The Broader Macroeconomic Context

This import duty action comes against a backdrop of multiple economic reforms in Nigeria: de-subsidization of fuel and electricity, currency market liberalization, and growing non-oil exports. According to the World Bank in a recent report, Nigeria’s economy expanded 3.9 percent year-on-year in the first half of 2025, supported by non-oil industry and services growth. However, the report warned that inflation and supply-side constraints remain key challenges to inclusive growth. (World Bank)

By reducing fuel import dependency, the government hopes to improve the balance of payments, reduce currency pressures, and reinvest savings into infrastructure and industrial development. Over time, a more self-reliant energy sector could help stabilize inflation and support broader economic diversification.

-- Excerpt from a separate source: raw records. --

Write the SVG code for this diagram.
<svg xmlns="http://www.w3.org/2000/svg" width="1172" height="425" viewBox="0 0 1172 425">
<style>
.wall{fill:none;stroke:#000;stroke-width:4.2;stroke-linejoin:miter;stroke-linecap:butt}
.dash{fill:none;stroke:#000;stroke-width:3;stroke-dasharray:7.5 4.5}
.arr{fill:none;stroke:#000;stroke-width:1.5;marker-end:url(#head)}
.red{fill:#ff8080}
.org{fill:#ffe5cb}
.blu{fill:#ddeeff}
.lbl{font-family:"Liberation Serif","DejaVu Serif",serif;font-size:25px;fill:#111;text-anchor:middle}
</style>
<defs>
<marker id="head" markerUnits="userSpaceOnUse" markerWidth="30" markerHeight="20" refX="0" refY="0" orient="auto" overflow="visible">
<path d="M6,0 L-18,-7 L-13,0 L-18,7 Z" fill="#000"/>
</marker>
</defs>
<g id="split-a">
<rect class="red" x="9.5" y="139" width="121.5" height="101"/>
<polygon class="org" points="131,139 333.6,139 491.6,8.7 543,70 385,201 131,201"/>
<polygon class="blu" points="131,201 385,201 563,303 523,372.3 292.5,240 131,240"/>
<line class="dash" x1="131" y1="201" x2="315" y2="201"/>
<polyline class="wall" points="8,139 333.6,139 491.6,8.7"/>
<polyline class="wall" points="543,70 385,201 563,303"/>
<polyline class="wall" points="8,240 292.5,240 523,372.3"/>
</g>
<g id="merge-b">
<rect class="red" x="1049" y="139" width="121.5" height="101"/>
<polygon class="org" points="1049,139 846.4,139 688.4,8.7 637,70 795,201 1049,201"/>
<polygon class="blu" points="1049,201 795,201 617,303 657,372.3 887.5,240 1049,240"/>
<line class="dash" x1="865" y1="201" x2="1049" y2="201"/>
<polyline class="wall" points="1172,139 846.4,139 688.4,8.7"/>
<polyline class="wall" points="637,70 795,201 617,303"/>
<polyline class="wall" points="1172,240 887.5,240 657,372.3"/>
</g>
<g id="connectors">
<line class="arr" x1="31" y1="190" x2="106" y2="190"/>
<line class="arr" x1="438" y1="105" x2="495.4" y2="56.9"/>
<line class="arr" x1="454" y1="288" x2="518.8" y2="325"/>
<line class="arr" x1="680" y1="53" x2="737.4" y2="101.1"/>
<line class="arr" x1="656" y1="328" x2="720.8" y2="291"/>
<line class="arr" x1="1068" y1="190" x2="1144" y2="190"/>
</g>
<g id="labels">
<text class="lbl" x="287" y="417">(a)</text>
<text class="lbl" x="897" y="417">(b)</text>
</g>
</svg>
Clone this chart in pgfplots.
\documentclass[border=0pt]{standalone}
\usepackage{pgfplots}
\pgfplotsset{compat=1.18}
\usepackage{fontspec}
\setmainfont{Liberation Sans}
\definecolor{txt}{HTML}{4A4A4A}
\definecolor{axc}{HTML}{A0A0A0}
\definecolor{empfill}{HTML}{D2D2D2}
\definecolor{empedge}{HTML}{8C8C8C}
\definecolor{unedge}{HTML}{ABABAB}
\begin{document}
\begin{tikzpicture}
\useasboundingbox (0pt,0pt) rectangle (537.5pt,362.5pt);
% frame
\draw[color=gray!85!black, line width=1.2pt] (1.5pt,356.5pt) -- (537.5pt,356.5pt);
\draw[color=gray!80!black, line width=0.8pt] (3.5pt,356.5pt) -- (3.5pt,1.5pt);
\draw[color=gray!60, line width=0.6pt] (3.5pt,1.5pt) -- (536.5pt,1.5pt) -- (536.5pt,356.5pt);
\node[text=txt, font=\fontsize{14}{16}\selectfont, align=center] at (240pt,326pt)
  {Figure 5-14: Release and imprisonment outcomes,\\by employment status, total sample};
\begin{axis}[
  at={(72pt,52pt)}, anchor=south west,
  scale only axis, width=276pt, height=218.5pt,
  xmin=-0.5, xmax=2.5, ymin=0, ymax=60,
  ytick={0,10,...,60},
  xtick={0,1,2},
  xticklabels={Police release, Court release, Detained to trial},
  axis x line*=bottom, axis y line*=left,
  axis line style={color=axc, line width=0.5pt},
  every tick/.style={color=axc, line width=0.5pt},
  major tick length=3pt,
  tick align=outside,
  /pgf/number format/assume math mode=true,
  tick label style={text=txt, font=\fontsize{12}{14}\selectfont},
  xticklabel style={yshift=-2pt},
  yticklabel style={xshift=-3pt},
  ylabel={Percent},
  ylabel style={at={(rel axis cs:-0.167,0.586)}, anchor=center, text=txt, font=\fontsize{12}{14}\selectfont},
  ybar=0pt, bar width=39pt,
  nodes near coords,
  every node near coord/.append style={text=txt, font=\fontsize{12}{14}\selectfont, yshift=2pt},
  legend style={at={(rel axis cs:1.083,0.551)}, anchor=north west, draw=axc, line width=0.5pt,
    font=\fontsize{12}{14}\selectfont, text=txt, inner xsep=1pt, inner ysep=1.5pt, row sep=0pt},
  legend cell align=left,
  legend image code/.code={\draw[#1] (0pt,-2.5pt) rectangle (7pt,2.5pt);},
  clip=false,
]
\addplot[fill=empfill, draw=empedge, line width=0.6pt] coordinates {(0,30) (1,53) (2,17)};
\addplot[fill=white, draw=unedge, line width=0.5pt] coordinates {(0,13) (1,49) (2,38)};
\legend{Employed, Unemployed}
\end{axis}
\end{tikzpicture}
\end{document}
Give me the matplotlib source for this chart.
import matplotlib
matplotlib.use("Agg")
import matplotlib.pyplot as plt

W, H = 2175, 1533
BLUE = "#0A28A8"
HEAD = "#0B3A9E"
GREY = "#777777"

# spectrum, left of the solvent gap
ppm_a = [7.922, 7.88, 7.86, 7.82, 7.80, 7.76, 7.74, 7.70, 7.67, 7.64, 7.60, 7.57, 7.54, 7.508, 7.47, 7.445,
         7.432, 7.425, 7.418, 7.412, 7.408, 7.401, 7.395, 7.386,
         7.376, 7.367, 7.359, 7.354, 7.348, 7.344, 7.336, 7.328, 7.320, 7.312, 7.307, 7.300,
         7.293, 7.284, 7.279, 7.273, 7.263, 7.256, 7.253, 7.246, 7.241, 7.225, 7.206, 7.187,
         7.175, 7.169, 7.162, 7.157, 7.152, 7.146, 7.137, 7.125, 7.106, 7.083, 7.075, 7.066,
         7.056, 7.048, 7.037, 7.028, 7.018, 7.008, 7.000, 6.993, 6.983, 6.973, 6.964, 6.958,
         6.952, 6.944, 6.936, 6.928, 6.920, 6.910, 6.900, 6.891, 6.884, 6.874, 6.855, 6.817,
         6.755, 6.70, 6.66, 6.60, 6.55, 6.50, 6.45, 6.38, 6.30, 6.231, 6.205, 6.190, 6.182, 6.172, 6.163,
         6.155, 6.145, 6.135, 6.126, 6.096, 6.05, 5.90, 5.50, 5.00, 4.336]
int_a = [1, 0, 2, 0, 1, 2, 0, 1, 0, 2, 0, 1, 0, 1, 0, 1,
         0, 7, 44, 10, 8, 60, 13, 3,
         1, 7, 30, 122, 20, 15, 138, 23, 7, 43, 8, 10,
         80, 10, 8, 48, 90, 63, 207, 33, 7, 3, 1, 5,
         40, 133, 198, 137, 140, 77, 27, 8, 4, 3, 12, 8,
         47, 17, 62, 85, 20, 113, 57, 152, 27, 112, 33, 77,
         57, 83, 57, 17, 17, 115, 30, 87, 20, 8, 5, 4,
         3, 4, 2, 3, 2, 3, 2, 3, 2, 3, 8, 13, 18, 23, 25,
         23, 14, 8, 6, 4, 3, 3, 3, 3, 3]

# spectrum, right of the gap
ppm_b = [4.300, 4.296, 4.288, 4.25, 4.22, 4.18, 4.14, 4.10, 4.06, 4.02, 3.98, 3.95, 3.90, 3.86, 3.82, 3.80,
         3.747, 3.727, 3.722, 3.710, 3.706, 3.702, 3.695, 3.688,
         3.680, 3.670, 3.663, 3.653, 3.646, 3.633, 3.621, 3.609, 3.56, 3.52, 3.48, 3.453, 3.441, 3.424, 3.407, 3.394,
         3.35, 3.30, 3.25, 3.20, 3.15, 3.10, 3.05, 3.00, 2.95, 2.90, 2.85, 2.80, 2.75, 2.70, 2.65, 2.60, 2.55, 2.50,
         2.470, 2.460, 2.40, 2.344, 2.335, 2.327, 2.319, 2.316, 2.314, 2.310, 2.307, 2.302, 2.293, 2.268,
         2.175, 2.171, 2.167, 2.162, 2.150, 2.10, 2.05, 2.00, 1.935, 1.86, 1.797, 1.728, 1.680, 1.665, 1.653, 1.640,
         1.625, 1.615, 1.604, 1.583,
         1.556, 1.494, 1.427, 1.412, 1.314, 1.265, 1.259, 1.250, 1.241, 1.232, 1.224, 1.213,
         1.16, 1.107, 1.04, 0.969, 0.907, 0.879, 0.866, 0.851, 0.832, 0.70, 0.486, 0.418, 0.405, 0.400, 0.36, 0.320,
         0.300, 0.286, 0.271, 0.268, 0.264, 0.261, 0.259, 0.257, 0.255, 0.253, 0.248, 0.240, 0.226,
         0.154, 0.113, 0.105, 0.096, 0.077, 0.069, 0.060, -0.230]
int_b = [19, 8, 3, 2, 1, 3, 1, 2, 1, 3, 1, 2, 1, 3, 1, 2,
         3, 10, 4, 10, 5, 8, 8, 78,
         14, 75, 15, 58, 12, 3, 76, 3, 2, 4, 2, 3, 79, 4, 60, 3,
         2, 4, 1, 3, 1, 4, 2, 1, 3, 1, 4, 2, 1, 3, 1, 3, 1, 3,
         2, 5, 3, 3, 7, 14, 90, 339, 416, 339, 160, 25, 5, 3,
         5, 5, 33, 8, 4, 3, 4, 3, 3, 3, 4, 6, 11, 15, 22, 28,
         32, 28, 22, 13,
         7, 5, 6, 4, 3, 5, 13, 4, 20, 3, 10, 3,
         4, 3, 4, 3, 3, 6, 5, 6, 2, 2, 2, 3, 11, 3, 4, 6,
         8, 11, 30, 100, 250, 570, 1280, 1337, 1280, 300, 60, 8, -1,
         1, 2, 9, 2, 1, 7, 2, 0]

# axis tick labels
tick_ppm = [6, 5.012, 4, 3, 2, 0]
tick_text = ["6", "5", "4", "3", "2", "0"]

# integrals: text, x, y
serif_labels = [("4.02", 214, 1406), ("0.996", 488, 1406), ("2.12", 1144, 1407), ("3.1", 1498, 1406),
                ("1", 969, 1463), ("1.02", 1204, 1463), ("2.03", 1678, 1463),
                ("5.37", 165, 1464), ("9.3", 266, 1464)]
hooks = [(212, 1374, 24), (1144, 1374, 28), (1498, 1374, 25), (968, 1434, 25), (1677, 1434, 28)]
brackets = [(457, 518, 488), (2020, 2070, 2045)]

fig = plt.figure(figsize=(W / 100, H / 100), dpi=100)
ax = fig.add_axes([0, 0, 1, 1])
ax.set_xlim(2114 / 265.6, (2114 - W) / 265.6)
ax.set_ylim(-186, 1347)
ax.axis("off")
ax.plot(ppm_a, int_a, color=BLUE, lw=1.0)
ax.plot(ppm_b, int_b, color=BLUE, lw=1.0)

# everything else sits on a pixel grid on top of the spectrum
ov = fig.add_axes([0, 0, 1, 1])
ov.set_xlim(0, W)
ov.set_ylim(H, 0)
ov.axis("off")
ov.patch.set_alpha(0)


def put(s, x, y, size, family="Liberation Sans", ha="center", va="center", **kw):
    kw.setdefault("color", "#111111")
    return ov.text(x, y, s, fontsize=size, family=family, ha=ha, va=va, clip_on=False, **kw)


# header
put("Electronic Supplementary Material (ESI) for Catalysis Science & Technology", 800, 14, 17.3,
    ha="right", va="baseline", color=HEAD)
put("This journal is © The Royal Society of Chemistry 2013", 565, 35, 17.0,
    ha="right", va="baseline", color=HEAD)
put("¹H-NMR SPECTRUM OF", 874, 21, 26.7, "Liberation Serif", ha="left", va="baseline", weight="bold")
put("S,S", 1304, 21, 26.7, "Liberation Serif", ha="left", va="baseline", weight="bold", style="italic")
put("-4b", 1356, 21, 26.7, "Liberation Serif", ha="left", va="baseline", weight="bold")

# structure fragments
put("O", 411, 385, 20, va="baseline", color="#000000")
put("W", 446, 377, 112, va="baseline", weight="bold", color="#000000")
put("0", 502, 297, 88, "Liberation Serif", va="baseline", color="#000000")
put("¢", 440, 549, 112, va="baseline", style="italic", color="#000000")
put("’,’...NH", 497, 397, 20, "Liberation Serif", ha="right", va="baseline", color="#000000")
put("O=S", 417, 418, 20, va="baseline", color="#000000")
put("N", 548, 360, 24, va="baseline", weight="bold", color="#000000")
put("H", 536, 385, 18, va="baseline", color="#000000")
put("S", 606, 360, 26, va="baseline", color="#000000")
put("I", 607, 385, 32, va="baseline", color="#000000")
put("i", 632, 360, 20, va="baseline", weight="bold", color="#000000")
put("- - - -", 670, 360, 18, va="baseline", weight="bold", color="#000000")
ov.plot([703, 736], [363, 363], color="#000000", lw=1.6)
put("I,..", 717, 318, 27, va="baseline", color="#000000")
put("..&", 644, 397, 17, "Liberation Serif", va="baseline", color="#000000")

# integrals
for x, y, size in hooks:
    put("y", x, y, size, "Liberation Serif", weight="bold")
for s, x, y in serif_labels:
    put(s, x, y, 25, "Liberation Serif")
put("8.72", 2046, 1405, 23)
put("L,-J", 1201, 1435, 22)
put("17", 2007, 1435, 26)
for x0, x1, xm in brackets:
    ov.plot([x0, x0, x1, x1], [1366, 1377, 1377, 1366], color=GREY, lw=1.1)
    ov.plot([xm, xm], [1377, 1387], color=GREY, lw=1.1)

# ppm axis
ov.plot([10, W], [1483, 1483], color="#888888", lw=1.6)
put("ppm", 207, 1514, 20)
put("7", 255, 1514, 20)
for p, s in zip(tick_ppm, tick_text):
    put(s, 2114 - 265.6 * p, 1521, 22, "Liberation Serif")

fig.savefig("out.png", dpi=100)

What This Means for Nigerians

For the everyday Nigerian, the duty could mean modestly higher fuel prices initially, but the policy rationale is future-oriented. As local refining becomes more viable, supply-chain improvements may reduce disruptions and help stabilize prices. For businesses reliant on fuel (transport, logistics, manufacturing), the increased cost of imported fuel may incentivise conversion to local sources or alternative energy options.

For investors and industrialists, the duty is an important indicator of government willingness to support downstream industries and protect domestic value chains. It may trigger further investment in refining, petrochemicals, and fuel logistics infrastructure.

Looking Ahead

The effectiveness of the 15 percent import duty will hinge on several factors: the responsiveness of local refiners, the robustness of regulatory enforcement, and the capacity to scale refining output. The next twelve to twenty-four months will be critical in determining whether this policy move translates into the intended outcomes of reduced import dependency, stronger industrial capacity, and more stable fuel supply.

Was the duty introduced too early before refining capacity was fully ready? Or is it a bold, necessary step to reshape Nigeria’s energy profile? The coming months will tell.